司徒宅非尋常百姓之家,時常因畏懼其威嚴,門庭之前鮮有雜人出入。但今日門庭若市,熱鬧喧嘩。而這些突然到訪,甚至甘願頂著正旺的日頭,除了身懷一些山藥之術,便是懷揣著一絲僥幸心理。倘若真能恰巧治好司徒鬆,好比一日飛黃,終生無憂。
“剛才進去那人如果我沒有看錯,好像是西邊那位號稱醫鬼聖手的唐霄吧?”
“是又如何,不是又如何。這一早上,你又不是沒有看見有多少號稱大家之人踏過這道門檻,但又有多少能夠真正替司徒老爺瞧病呢。”
“對,咱們還是再等等,說不定司徒老爺子就好咱們手上的藥方呢。”
片刻後,正門大開,進去不過半柱香時間的唐霄出現在眾人前,頓時現場雅雀無聲,視線彙聚,極短之內成為眾人注意的焦點,但回迎眾人的唯有沮喪和無奈,搖頭歎氣,旋即失望離開。
眾人心中頓時鬆了一口氣,唐霄的失手無疑就是給他們的機會。
“下一位,請入府。

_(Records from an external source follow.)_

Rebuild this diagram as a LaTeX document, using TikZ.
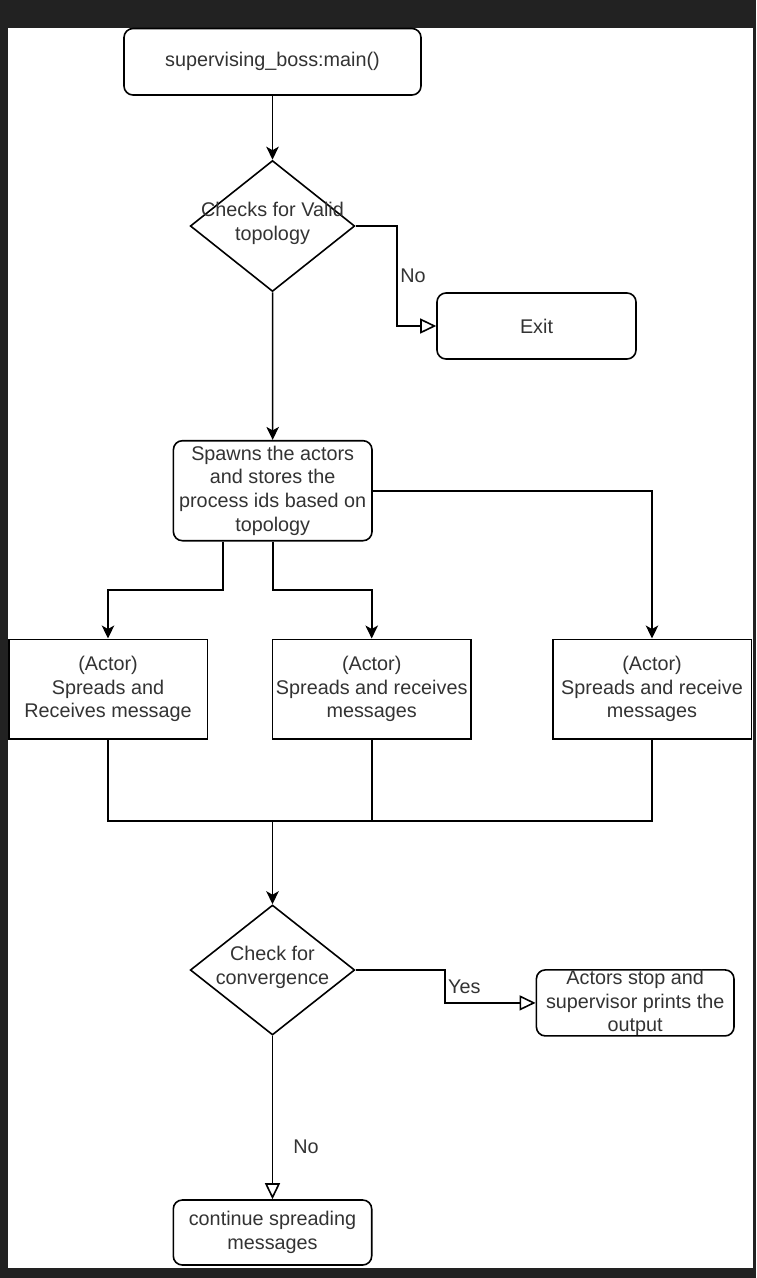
\documentclass[tikz,border=0pt]{standalone}
\usepackage{fontspec}
\setmainfont{Liberation Sans}
\usetikzlibrary{shapes.geometric,arrows.meta}
\definecolor{frame}{HTML}{222222}
\definecolor{ink}{HTML}{333333}
\begin{document}
\begin{tikzpicture}[x=1pt,y=-1pt,
  every node/.style={font=\fontsize{19.8}{23.8}\selectfont, text=ink},
  base/.style={draw=black, line width=1.6pt, fill=white, inner sep=0pt, align=center},
  roundbox/.style={base, rectangle, rounded corners=9pt},
  actorbox/.style={base, rectangle, minimum width=198.6pt, minimum height=99.4pt},
  decision/.style={base, diamond, minimum width=164.5pt, minimum height=131pt},
  flow/.style={draw=black, line width=1.6pt, -{Stealth[length=13pt,width=12.5pt,inset=3.5pt]}},
  branch/.style={draw=black, line width=1.6pt, -{Triangle[open,length=16pt,width=15pt]}},
  plain/.style={draw=black, line width=1.6pt},
  tag/.style={inner sep=0pt, align=center}
]
\useasboundingbox (0,0) rectangle (756,1278);
% window frame and canvas
\fill[frame] (0,0) rectangle (756,1278);
\fill[white] (8,28) rectangle (752.5,1267.5);

% nodes
\node[roundbox, minimum width=297pt, minimum height=66.5pt] (start) at (272.5,61.75) {supervising\_boss:main()};
\node[decision] (d1) at (272.5,226) {};
\node[tag] (d1text) at (272.5,223) {Checks for Valid\\topology};
\node[roundbox, minimum width=199pt, minimum height=66pt] (exit) at (536.5,326) {Exit};
\node[roundbox, minimum width=198.6pt, minimum height=100pt] (spawn) at (272.7,490.7)
  {Spawns the actors\\and stores the\\process ids based on\\topology};
\node[actorbox] (A1) at (108,689) {(Actor)\\Spreads and\\Receives message};
\node[actorbox] (A2) at (371.7,689) {(Actor)\\Spreads and receives\\messages};
\node[actorbox] (A3) at (652,689) {(Actor)\\Spreads and receive\\messages};
\node[decision, minimum height=130pt] (d2) at (272.5,970) {};
\node[tag] (d2text) at (272.5,967) {Check for\\convergence};
\node[roundbox, minimum width=197.6pt, minimum height=65.7pt] (result) at (635.2,1002.9)
  {Actors stop and\\supervisor prints the\\output};
\node[roundbox, minimum width=198.4pt, minimum height=65pt] (cont) at (272.5,1232.5)
  {continue spreading\\messages};

% routing points
\coordinate (nok) at (396.7,226);
\coordinate (tapL) at (222.7,590);
\coordinate (join) at (272.5,821);
\coordinate (yesk) at (445.2,970);

% connectors
\draw[flow] (start) -- (d1);
\draw[branch] (d1.east) -- (nok) |- (exit.west);
\draw[flow] (d1) -- (spawn);
\draw[flow] (spawn.east) -| (A3.north);
\draw[flow] (spawn.south -| tapL) -- (tapL) -| (A1.north);
\draw[flow] (spawn.south) -- (spawn.south |- tapL) -| (A2.north);
\draw[plain] (A1.south) |- (join);
\draw[plain] (A3.south) |- (join);
\draw[plain] (A2.south) |- (join);
\draw[flow] (join) -- (d2.north);
\draw[branch] (d2.east) -- (yesk) |- (result.west);
\draw[branch] (d2) -- (cont);

% edge labels
\node[tag] (nolab1) at (413,276) {No};
\node[tag, anchor=west] (yeslab) at (448,986.7) {Yes};
\node[tag] (nolab2) at (306,1146.7) {No};
\end{tikzpicture}
\end{document}
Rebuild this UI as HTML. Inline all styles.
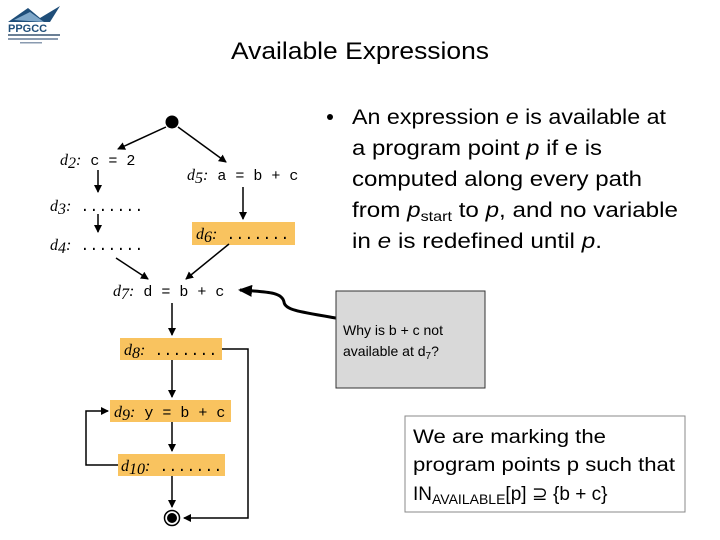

”
排在當頭的這人,挺胸抬頭,臉上有著尋常難見的神彩,至於心中的把握幾分,除了他自己自我安慰以外,恐怕在場所有人都不與他報有任何希望。
“讓一讓,借過借過,請讓一下……”
這時巷頭傳來一陣躁動,一名堂倌小夥竟是不知禮數,毫不客氣插隊湧擠,頓時迎來一陣唾罵。罵聲此起彼伏,少時竟有一半人以上齊齊將矛頭指向這個該死的堂倌小夥。
“司徒一鳴,司徒一鳴……”
視線瞥來,冷光陡現,司徒府上的管家頓時喝道:“大膽,三爺的名諱可是你這雜家小子直來呼去?給我拿下。”
氣氛頓變,眾人讓路,兩名家將衝上前去,毫不費力便將這名堂倌小夥給架了個結結實實。當被帶到管家的麵前,他忙道:“小子何來鬥膽敢直呼三爺名諱。管家大人稍怒,事出有因。”
管家道:“何因?說不出個一二,定要你個皮開肉綻。”
堂倌趕緊從懷中摸出一封書信,恭敬的遞呈到管家麵前。“那人說了,此信務必需要三爺親啟,攸關老太爺安危。”

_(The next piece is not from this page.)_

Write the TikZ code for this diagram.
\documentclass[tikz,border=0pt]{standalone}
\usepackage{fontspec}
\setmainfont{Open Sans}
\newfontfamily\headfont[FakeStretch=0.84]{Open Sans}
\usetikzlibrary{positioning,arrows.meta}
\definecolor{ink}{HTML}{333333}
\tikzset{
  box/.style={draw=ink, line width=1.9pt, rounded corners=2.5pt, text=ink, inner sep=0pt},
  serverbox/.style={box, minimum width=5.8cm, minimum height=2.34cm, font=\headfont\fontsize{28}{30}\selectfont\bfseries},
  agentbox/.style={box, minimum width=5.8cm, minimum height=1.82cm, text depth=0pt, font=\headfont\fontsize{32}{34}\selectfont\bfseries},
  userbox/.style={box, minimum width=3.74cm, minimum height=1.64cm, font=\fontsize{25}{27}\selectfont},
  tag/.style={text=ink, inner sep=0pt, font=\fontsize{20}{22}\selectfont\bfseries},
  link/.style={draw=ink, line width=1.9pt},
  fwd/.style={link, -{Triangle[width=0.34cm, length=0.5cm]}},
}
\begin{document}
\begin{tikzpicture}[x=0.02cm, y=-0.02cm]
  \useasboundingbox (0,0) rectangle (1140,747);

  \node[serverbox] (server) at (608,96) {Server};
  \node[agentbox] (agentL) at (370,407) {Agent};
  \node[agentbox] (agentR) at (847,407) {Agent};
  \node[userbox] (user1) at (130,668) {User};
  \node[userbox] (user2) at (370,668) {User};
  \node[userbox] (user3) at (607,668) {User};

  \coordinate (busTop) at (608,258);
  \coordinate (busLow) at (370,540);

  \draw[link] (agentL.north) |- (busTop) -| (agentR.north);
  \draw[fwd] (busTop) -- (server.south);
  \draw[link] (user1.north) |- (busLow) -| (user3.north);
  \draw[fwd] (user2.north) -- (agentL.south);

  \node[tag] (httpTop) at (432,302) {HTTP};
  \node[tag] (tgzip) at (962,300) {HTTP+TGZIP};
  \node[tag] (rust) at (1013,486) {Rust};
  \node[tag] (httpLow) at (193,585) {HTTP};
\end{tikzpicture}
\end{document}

“老太爺?”管家一愣,原本想要開啟書信,查看裏麵的字跡內容,但聽嚐倌一言,旋即打消了此念。“先押他在此,容我回稟三爺再做定奪。”
近半柱香後,正門再次大開,出現在眾人麵前的正是司徒鬆的三子司徒一鳴,他麵容泛笑,笑容卻又有些古怪,衝著在場近百人準備入府診治的人歉意道:“各位實在抱歉,老太爺的病已經有人接下了,麻煩各位白跑一趟,故而我已吩咐管家取出銀錢,還望各位拿了銀錢,速速離退。”

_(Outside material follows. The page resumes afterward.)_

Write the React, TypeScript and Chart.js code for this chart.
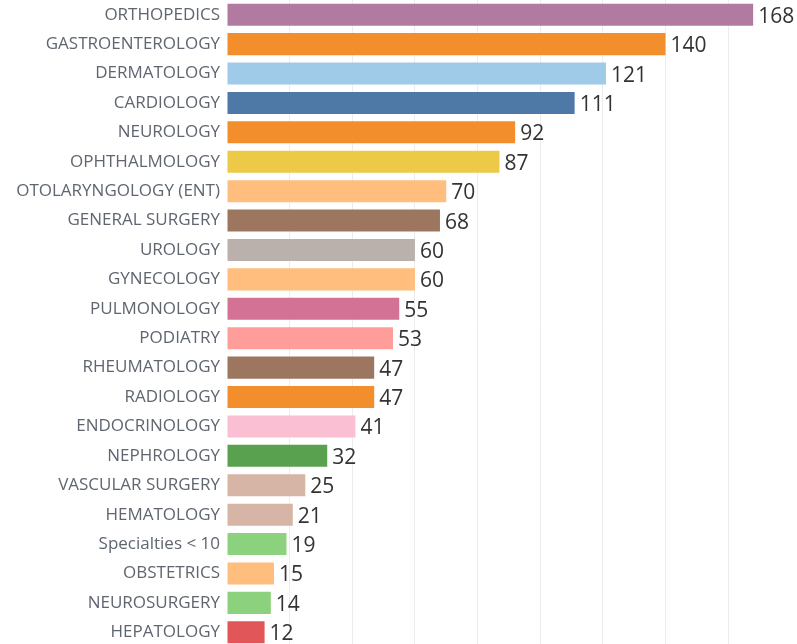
import React, { useEffect, useRef } from "react";
import { Chart, registerables } from "chart.js";

Chart.register(...registerables);

const categories = [
  "ORTHOPEDICS",
  "GASTROENTEROLOGY",
  "DERMATOLOGY",
  "CARDIOLOGY",
  "NEUROLOGY",
  "OPHTHALMOLOGY",
  "OTOLARYNGOLOGY (ENT)",
  "GENERAL SURGERY",
  "UROLOGY",
  "GYNECOLOGY",
  "PULMONOLOGY",
  "PODIATRY",
  "RHEUMATOLOGY",
  "RADIOLOGY",
  "ENDOCRINOLOGY",
  "NEPHROLOGY",
  "VASCULAR SURGERY",
  "HEMATOLOGY",
  "Specialties < 10",
  "OBSTETRICS",
  "NEUROSURGERY",
  "HEPATOLOGY",
];

const counts = [168, 140, 121, 111, 92, 87, 70, 68, 60, 60, 55, 53, 47, 47, 41, 32, 25, 21, 19, 15, 14, 12];

const barColors = [
  "#b07aa1",
  "#f28e2b",
  "#a0cbe8",
  "#4e79a7",
  "#f28e2b",
  "#edc948",
  "#ffbe7d",
  "#9d7660",
  "#bab0ac",
  "#ffbe7d",
  "#d37295",
  "#ff9d9a",
  "#9d7660",
  "#f28e2b",
  "#fabfd2",
  "#59a14f",
  "#d7b5a6",
  "#d7b5a6",
  "#8cd17d",
  "#ffbe7d",
  "#8cd17d",
  "#e15759",
];

const xMax = 182;
const gridStep = 20;

const valueLabels = {
  id: "valueLabels",
  afterDatasetsDraw(chart: any) {
    const ctx = chart.ctx;
    const meta = chart.getDatasetMeta(0);
    ctx.save();
    ctx.font = "21px 'Open Sans'";
    ctx.fillStyle = "#333333";
    ctx.textAlign = "left";
    ctx.textBaseline = "middle";
    meta.data.forEach((bar: any, i: number) => {
      ctx.fillText(String(counts[i]), bar.x + 5, bar.y + 2);
    });
    ctx.restore();
  },
};

export default function App() {
  const ref = useRef<HTMLCanvasElement | null>(null);

  useEffect(() => {
    if (!ref.current) return;
    const chart = new Chart(ref.current, {
      type: "bar",
      data: {
        labels: categories,
        datasets: [
          {
            data: counts,
            backgroundColor: barColors,
            borderWidth: 0,
            barPercentage: 0.75,
            categoryPercentage: 1,
          },
        ],
      },
      options: {
        indexAxis: "y",
        animation: false,
        responsive: false,
        maintainAspectRatio: false,
        layout: { padding: { top: 0, bottom: 0, left: 0, right: 0 } },
        plugins: {
          legend: { display: false },
          tooltip: { enabled: false },
        },
        scales: {
          x: {
            min: 0,
            max: xMax,
            ticks: { display: false, stepSize: gridStep },
            border: { display: false },
            grid: {
              drawTicks: false,
              color: (c: any) => (c.tick && c.tick.value === 0 ? "rgba(0,0,0,0)" : "#ececec"),
              lineWidth: 1,
            },
            afterFit(scale: any) {
              scale.height = 0;
              scale.paddingLeft = 0;
              scale.paddingRight = 0;
            },
          },
          y: {
            border: { display: false },
            grid: { display: false, drawTicks: false },
            ticks: {
              padding: 7,
              color: "#5f6670",
              font: { family: "'Open Sans'", size: 17 },
            },
            afterFit(scale: any) {
              scale.width = 227;
              scale.paddingTop = 0;
              scale.paddingBottom = 0;
            },
          },
        },
      },
      plugins: [valueLabels],
    });
    return () => chart.destroy();
  }, []);

  return (
    <div style={{ position: "fixed", left: 0, top: 0, width: 797, height: 647, background: "#ffffff" }}>
      <canvas ref={ref} width={797} height={647} style={{ display: "block" }} />
    </div>
  );
}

在場所有人一頭霧水,還沒有等他們反應過來,一輛頗為氣派的馬車從府中駛出,司徒一鳴翻身一躍也跨上了白馬,看向送信的堂倌道:“帶路。”
一群人浩蕩駛離,氣派之極。仔細回想,能夠讓司徒一鳴親自出馬的人,時到現在好像也僅是兩位,但這兩人都因手段欠缺,難以替司徒鬆解憂。
“各位,三爺已發話,大家取了銀錢便請速速離退,宅前須得安寧,擾了那位的大駕,三爺等怪罪下來,你我都是承受不起的。”
失望像是一種病毒,頃刻間便覆蓋在這近百人的身上……
“三爺,他們在二樓。”
躍身下馬,司徒一鳴點了點頭,虛空一拋,竟是一錠黃金落入堂倌小夥的手中。“賞你的。”
堂倌小夥心境陡轉,之前大膽在司徒府前喧鬧,除了受歧月的指派,更是因為歧月曾說過,屆時一定會得到受賞。不曾想司徒一鳴出手極是大方,單是這錠黃金,已然徹底改變了他的生活軌跡。
“三爺請。”
司徒一鳴無心關注堂倌小夥心境臉色變化,看也未再看他,徑直的走入茶社,旋即快步登上二樓。當他來到二樓,環顧四周,唯有靠窗坐著一桌四人,再與書信上聯係,頓時心中有了肯定。
“司徒一鳴姍姍來遲,還請恕罪。”
歧月故意選擇二樓靠窗,無非就是想率先看到窗外街麵的情況。而當司徒一鳴出現在這條街麵上,再與他身後跟著的隨從來看,比及之前在路道相遇之時更具誠意。